> **Supplied data**:
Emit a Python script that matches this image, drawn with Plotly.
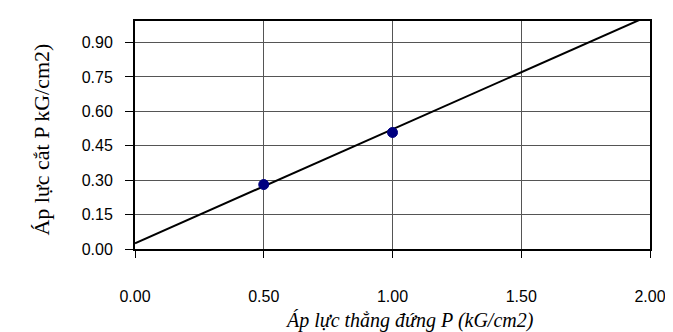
import plotly.graph_objects as go

# Data
pt_x = [0.5, 1.0]
pt_y = [0.281, 0.508]
trend_x = [0.0, 2.0]
trend_y = [0.025, 1.019]
x_ticks = [0.0, 0.5, 1.0, 1.5, 2.0]
x_ticklabels = ["0.00", "0.50", "1.00", "1.50", "2.00"]
y_ticks = [0.0, 0.15, 0.30, 0.45, 0.60, 0.75, 0.90]
y_ticklabels = ["0.00", "0.15", "0.30", "0.45", "0.60", "0.75", "0.90"]
x_title = "Áp lực thẳng đứng P (kG/cm2)"
y_title = "Áp lực cắt P kG/cm2)"

fig = go.Figure()
fig.add_trace(go.Scatter(x=trend_x, y=trend_y, mode="lines",
                         line=dict(color="black", width=2), showlegend=False,
                         cliponaxis=True))
fig.add_trace(go.Scatter(x=pt_x, y=pt_y, mode="markers",
                         marker=dict(color="#000080", size=10,
                                     line=dict(color="#000080", width=1)),
                         showlegend=False))

fig.update_layout(
    width=673, height=332,
    margin=dict(l=127, r=31, t=13, b=91),
    paper_bgcolor="white", plot_bgcolor="white",
    font=dict(family="Liberation Sans, Arial", size=16, color="black"),
    annotations=[
        dict(text=x_title, xref="paper", yref="paper", x=0.533, y=-0.315,
             xanchor="center", yanchor="middle", showarrow=False,
             font=dict(family="Liberation Serif, Times New Roman", size=20,
                       style="italic", color="black")),
        dict(text=y_title, xref="paper", yref="paper", x=-0.182, y=0.481,
             xanchor="center", yanchor="middle", showarrow=False, textangle=-90,
             font=dict(family="Liberation Serif, Times New Roman", size=22,
                       color="black")),
    ],
)
fig.update_xaxes(
    range=[0, 2.0], tickvals=x_ticks, ticktext=x_ticklabels,
    showgrid=True, gridcolor="#555555", gridwidth=1,
    showline=True, linecolor="black", linewidth=2, mirror=True,
    ticks="outside", ticklen=7, tickcolor="black", tickwidth=1,
    ticklabelstandoff=25, zeroline=False,
)
fig.update_yaxes(
    range=[0, 0.994], tickvals=y_ticks, ticktext=y_ticklabels,
    showgrid=True, gridcolor="#555555", gridwidth=1,
    showline=True, linecolor="black", linewidth=2, mirror=True,
    ticks="outside", ticklen=8, tickcolor="black", tickwidth=1,
    ticklabelstandoff=9, zeroline=False,
)
fig.write_html("out.html")
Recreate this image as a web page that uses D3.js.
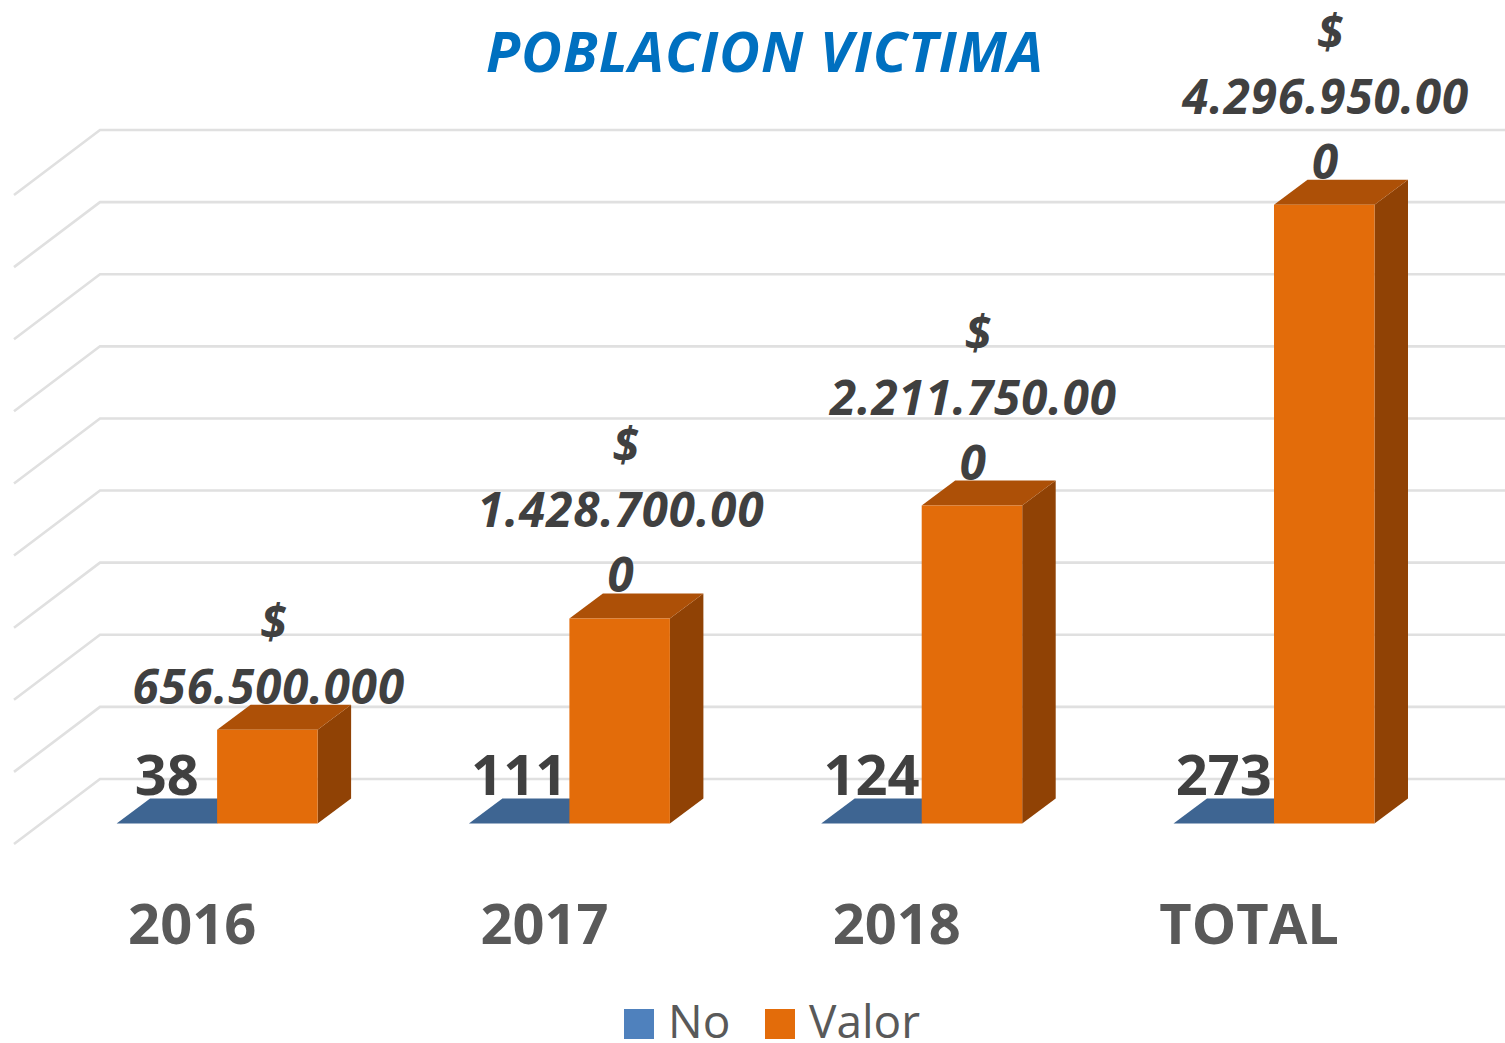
<!DOCTYPE html>
<html><head><meta charset="utf-8">
<script src="https://cdnjs.cloudflare.com/ajax/libs/d3/7.8.5/d3.min.js"></script>
<style>html,body{margin:0;padding:0;background:#fff;overflow:hidden}svg{display:block}text{font-family:"Open Sans",sans-serif}</style>
</head><body><svg id="c" width="1505" height="1043"></svg>
<script>
const categories = ["2016","2017","2018","TOTAL"];
const noValues = [38,111,124,273];
const valorValues = [656500000,1428700000,2211750000,4296950000];
const valorLabels = [["$","656.500.000"],["$","1.428.700.00","0"],["$","2.211.750.00","0"],["$","4.296.950.00","0"]];
const gridTicks = [0,5e8,1e9,1.5e9,2e9,2.5e9,3e9,3.5e9,4e9,4.5e9];
const legendItems = ["No","Valor"];

const svg = d3.select("#c");
const x = d3.scaleBand().domain(categories).range([16,16+352.3*4]);
const y = d3.scaleLinear().domain([0,4.5e9]).range([779,130]);
const wallX = 100, floorDX = 86, floorDY = 65, barDrop = 44.5, barW = 100.5, barInset = 100.6, depthX = 33.5, depthY = 25, topInset = 1;
const colors = {no:{front:"#4F81BD",top:"#3E6592",side:"#2F4D70"},valor:{front:"#E36C0A",top:"#AD5007",side:"#904205"}};

const grid = svg.append("g").attr("fill","none").attr("stroke","#E0E0E0").attr("stroke-width",2.6);
grid.selectAll("path").data(gridTicks).join("path")
  .attr("d",v=>`M${wallX-floorDX},${y(v)+floorDY}L${wallX},${y(v)}L1505,${y(v)}`);

function box(g,bx,val,c,inset){
  const b=y(0)+barDrop, t=b-(y(0)-y(val))+inset;
  const pts=a=>a.map(p=>p.join(",")).join(" ");
  g.append("polygon").attr("fill",c.side).attr("points",pts([[bx+barW,t],[bx+barW+depthX,t-depthY],[bx+barW+depthX,b-depthY],[bx+barW,b]]));
  g.append("polygon").attr("fill",c.top).attr("points",pts([[bx,t],[bx+depthX,t-depthY],[bx+barW+depthX,t-depthY],[bx+barW,t]]));
  g.append("polygon").attr("fill",c.front).attr("points",pts([[bx,t],[bx+barW,t],[bx+barW,b],[bx,b]]));
}
const bars=svg.append("g");
categories.forEach((cat,i)=>{
  const left=x(cat)+barInset;
  box(bars,left,noValues[i],colors.no,0);
  box(bars,left+barW,valorValues[i],colors.valor,topInset);
});

const labels=svg.append("g");
categories.forEach((cat,i)=>{
  const left=x(cat)+barInset;
  labels.append("text").attr("x",left+barW/2).attr("y",795).attr("text-anchor","middle")
    .attr("font-size",56).attr("font-weight",700).attr("fill","#404040").text(noValues[i]);
  const lines=valorLabels[i];
  const top=y(0)+barDrop-(y(0)-y(valorValues[i]));
  const last=top-25;
  const cx=left+barW*1.5+1.4;
  lines.forEach((ln,j)=>{
    labels.append("text").attr("x",cx+(ln==="$"?5:0)).attr("y",last-(lines.length-1-j)*65)
      .attr("text-anchor","middle").attr("font-size",47.5).attr("font-weight",700).attr("font-style","italic")
      .attr("letter-spacing",0.9).attr("fill","#404040").text(ln);
  });
});

const axis=svg.append("g").attr("transform","translate(0,944)")
  .call(d3.axisBottom(x).tickSize(0));
axis.select(".domain").remove();
axis.selectAll("text").attr("y",0).attr("dy",0).attr("font-size",56).attr("font-weight",700)
  .attr("font-family",'"Open Sans",sans-serif').attr("fill","#595959");

svg.append("text").attr("x",765).attr("y",72).attr("text-anchor","middle").attr("font-size",56)
  .attr("font-weight",700).attr("font-style","italic").attr("letter-spacing",1).attr("fill","#0070C0").text("POBLACION VICTIMA");

const legendX=d3.scaleOrdinal().domain(legendItems).range([624,765]);
const legendC={No:colors.no.front,Valor:colors.valor.front};
const lg=svg.append("g");
legendItems.forEach(k=>{
  lg.append("rect").attr("x",legendX(k)).attr("y",1009).attr("width",30).attr("height",30).attr("fill",legendC[k]);
  lg.append("text").attr("x",legendX(k)+44).attr("y",1038).attr("font-size",46).attr("fill","#595959").text(k);
});
</script></body></html>
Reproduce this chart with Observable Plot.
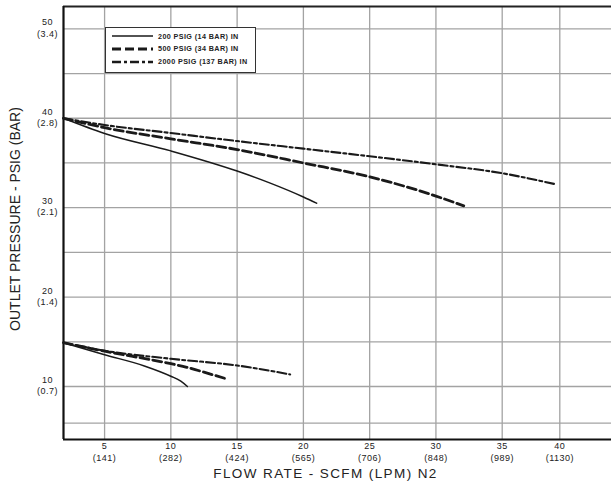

> **Work to do**: Replicate the material above verbatim; images stay out of the copy.

> **Problem solution**:
Emit a Python script that matches this image, drawn with Plotly.
import plotly.graph_objects as go

# Data
pt_x = [0.5, 1.0]
pt_y = [0.281, 0.508]
trend_x = [0.0, 2.0]
trend_y = [0.025, 1.019]
x_ticks = [0.0, 0.5, 1.0, 1.5, 2.0]
x_ticklabels = ["0.00", "0.50", "1.00", "1.50", "2.00"]
y_ticks = [0.0, 0.15, 0.30, 0.45, 0.60, 0.75, 0.90]
y_ticklabels = ["0.00", "0.15", "0.30", "0.45", "0.60", "0.75", "0.90"]
x_title = "Áp lực thẳng đứng P (kG/cm2)"
y_title = "Áp lực cắt P kG/cm2)"

fig = go.Figure()
fig.add_trace(go.Scatter(x=trend_x, y=trend_y, mode="lines",
                         line=dict(color="black", width=2), showlegend=False,
                         cliponaxis=True))
fig.add_trace(go.Scatter(x=pt_x, y=pt_y, mode="markers",
                         marker=dict(color="#000080", size=10,
                                     line=dict(color="#000080", width=1)),
                         showlegend=False))

fig.update_layout(
    width=673, height=332,
    margin=dict(l=127, r=31, t=13, b=91),
    paper_bgcolor="white", plot_bgcolor="white",
    font=dict(family="Liberation Sans, Arial", size=16, color="black"),
    annotations=[
        dict(text=x_title, xref="paper", yref="paper", x=0.533, y=-0.315,
             xanchor="center", yanchor="middle", showarrow=False,
             font=dict(family="Liberation Serif, Times New Roman", size=20,
                       style="italic", color="black")),
        dict(text=y_title, xref="paper", yref="paper", x=-0.182, y=0.481,
             xanchor="center", yanchor="middle", showarrow=False, textangle=-90,
             font=dict(family="Liberation Serif, Times New Roman", size=22,
                       color="black")),
    ],
)
fig.update_xaxes(
    range=[0, 2.0], tickvals=x_ticks, ticktext=x_ticklabels,
    showgrid=True, gridcolor="#555555", gridwidth=1,
    showline=True, linecolor="black", linewidth=2, mirror=True,
    ticks="outside", ticklen=7, tickcolor="black", tickwidth=1,
    ticklabelstandoff=25, zeroline=False,
)
fig.update_yaxes(
    range=[0, 0.994], tickvals=y_ticks, ticktext=y_ticklabels,
    showgrid=True, gridcolor="#555555", gridwidth=1,
    showline=True, linecolor="black", linewidth=2, mirror=True,
    ticks="outside", ticklen=8, tickcolor="black", tickwidth=1,
    ticklabelstandoff=9, zeroline=False,
)
fig.write_html("out.html")
Recreate this image as a web page that uses D3.js.
<!DOCTYPE html>
<html><head><meta charset="utf-8">
<script src="https://cdnjs.cloudflare.com/ajax/libs/d3/7.8.5/d3.min.js"></script>
<style>html,body{margin:0;padding:0;background:#fff;overflow:hidden}svg{display:block}text{font-family:"Open Sans",sans-serif}</style>
</head><body><svg id="c" width="1505" height="1043"></svg>
<script>
const categories = ["2016","2017","2018","TOTAL"];
const noValues = [38,111,124,273];
const valorValues = [656500000,1428700000,2211750000,4296950000];
const valorLabels = [["$","656.500.000"],["$","1.428.700.00","0"],["$","2.211.750.00","0"],["$","4.296.950.00","0"]];
const gridTicks = [0,5e8,1e9,1.5e9,2e9,2.5e9,3e9,3.5e9,4e9,4.5e9];
const legendItems = ["No","Valor"];

const svg = d3.select("#c");
const x = d3.scaleBand().domain(categories).range([16,16+352.3*4]);
const y = d3.scaleLinear().domain([0,4.5e9]).range([779,130]);
const wallX = 100, floorDX = 86, floorDY = 65, barDrop = 44.5, barW = 100.5, barInset = 100.6, depthX = 33.5, depthY = 25, topInset = 1;
const colors = {no:{front:"#4F81BD",top:"#3E6592",side:"#2F4D70"},valor:{front:"#E36C0A",top:"#AD5007",side:"#904205"}};

const grid = svg.append("g").attr("fill","none").attr("stroke","#E0E0E0").attr("stroke-width",2.6);
grid.selectAll("path").data(gridTicks).join("path")
  .attr("d",v=>`M${wallX-floorDX},${y(v)+floorDY}L${wallX},${y(v)}L1505,${y(v)}`);

function box(g,bx,val,c,inset){
  const b=y(0)+barDrop, t=b-(y(0)-y(val))+inset;
  const pts=a=>a.map(p=>p.join(",")).join(" ");
  g.append("polygon").attr("fill",c.side).attr("points",pts([[bx+barW,t],[bx+barW+depthX,t-depthY],[bx+barW+depthX,b-depthY],[bx+barW,b]]));
  g.append("polygon").attr("fill",c.top).attr("points",pts([[bx,t],[bx+depthX,t-depthY],[bx+barW+depthX,t-depthY],[bx+barW,t]]));
  g.append("polygon").attr("fill",c.front).attr("points",pts([[bx,t],[bx+barW,t],[bx+barW,b],[bx,b]]));
}
const bars=svg.append("g");
categories.forEach((cat,i)=>{
  const left=x(cat)+barInset;
  box(bars,left,noValues[i],colors.no,0);
  box(bars,left+barW,valorValues[i],colors.valor,topInset);
});

const labels=svg.append("g");
categories.forEach((cat,i)=>{
  const left=x(cat)+barInset;
  labels.append("text").attr("x",left+barW/2).attr("y",795).attr("text-anchor","middle")
    .attr("font-size",56).attr("font-weight",700).attr("fill","#404040").text(noValues[i]);
  const lines=valorLabels[i];
  const top=y(0)+barDrop-(y(0)-y(valorValues[i]));
  const last=top-25;
  const cx=left+barW*1.5+1.4;
  lines.forEach((ln,j)=>{
    labels.append("text").attr("x",cx+(ln==="$"?5:0)).attr("y",last-(lines.length-1-j)*65)
      .attr("text-anchor","middle").attr("font-size",47.5).attr("font-weight",700).attr("font-style","italic")
      .attr("letter-spacing",0.9).attr("fill","#404040").text(ln);
  });
});

const axis=svg.append("g").attr("transform","translate(0,944)")
  .call(d3.axisBottom(x).tickSize(0));
axis.select(".domain").remove();
axis.selectAll("text").attr("y",0).attr("dy",0).attr("font-size",56).attr("font-weight",700)
  .attr("font-family",'"Open Sans",sans-serif').attr("fill","#595959");

svg.append("text").attr("x",765).attr("y",72).attr("text-anchor","middle").attr("font-size",56)
  .attr("font-weight",700).attr("font-style","italic").attr("letter-spacing",1).attr("fill","#0070C0").text("POBLACION VICTIMA");

const legendX=d3.scaleOrdinal().domain(legendItems).range([624,765]);
const legendC={No:colors.no.front,Valor:colors.valor.front};
const lg=svg.append("g");
legendItems.forEach(k=>{
  lg.append("rect").attr("x",legendX(k)).attr("y",1009).attr("width",30).attr("height",30).attr("fill",legendC[k]);
  lg.append("text").attr("x",legendX(k)+44).attr("y",1038).attr("font-size",46).attr("fill","#595959").text(k);
});
</script></body></html>
Reproduce this chart with Observable Plot.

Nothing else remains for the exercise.